Generalizing surrogate-assisted evolutionary computation

Abstract

Using surrogate models in evolutionary search provides an efficient means of handling today's complex applications plagued with increasing high-computational needs. Recent surrogate-assisted evolutionary frameworks have relied on the use of a variety of different modeling approaches to approximate the complex problem landscape. From these recent studies, one main research issue is with the choice of modeling scheme used, which has been found to affect the performance of evolutionary search significantly. Given that theoretical knowledge available for making a decision on an approximation model a priori is very much limited, this paper describes a generalization of surrogate-assisted evolutionary frameworks for optimization of problems with objectives and constraints that are computationally expensive to evaluate.

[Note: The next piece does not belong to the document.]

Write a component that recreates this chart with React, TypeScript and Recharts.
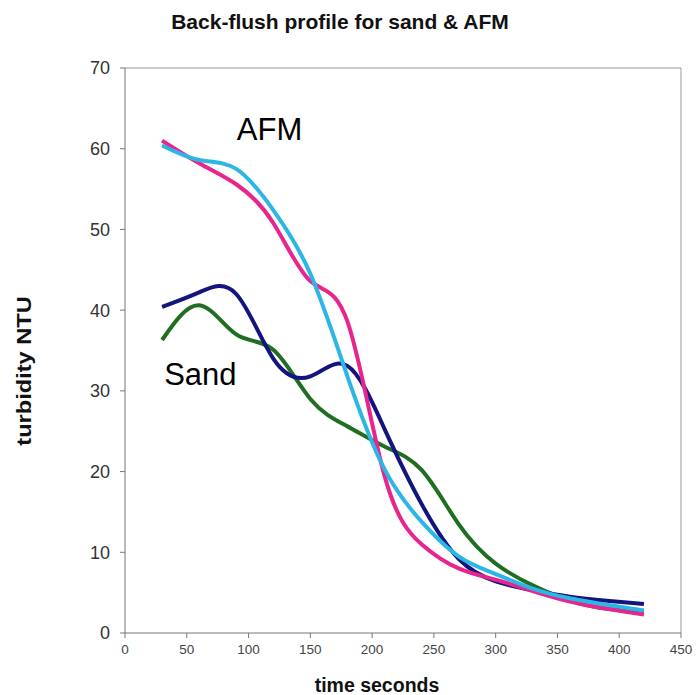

The generalized evolutionary framework unifies diverse surrogate models synergistically in the evolutionary search. In particular, it focuses on attaining reliable search performance in the surrogate-assisted evolutionary framework by working on two major issues: 1) to mitigate the 'curse of uncertainty' robustly, and 2) to benefit from the 'bless of uncertainty.' The backbone of the generalized framework is a surrogate-assisted memetic algorithm that conducts simultaneous local searches using ensemble and smoothing surrogate models, with the aims of generating reliable fitness prediction and search improvements simultaneously. Empirical study on commonly used optimization benchmark problems indicates that the generalized framework is capable of attaining reliable, high quality, and efficient performance under a limited computational budget.